Imagine the forests of Chilean Patagonia: wet and cold, dense with monkey puzzle trees and other hardy conifers. Now imagine it with dinosaurs walking around. And on fire.

This is what Antarctica was like 75 million years ago during the Cretaceous period, an era known by researchers as a “super fire world.” A paper published last month in Polar Research by Flaviana Jorge de Lima of the Federal University of Pernambuco and other scientists in Brazil proves that these conflagrations did not spare any continent, even one that is today notorious for its dry, inhospitable climate and largely vegetation-free landscape.
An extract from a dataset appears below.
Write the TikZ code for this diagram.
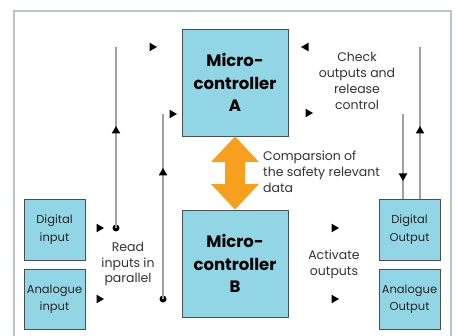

Although research on prehistoric wildfires — properly called “paleofires” — has been going on for decades, much of it has concentrated on the Northern Hemisphere. Antarctica was “first considered a region without high fires, but that changed,” said André Jasper of the University of Taquari Valley in Brazil. He’s an author on the paper and part of a group of researchers around the globe seeking evidence of fires that burned between 60 million and 300 million years ago.

“It’s really interesting for us because now we’re showing that not only the Northern Hemisphere was burning, but the Southern Hemisphere too,” he said. “It was global.”

Scientists can find evidence of paleofires by studying charred tree rings, by analyzing sediment in ancient lakes or by examining molecules in fossilized charcoal. For this paper, the researchers analyzed charcoal extracted from sediment on Antarctica’s James Ross Island in 2015 and 2016.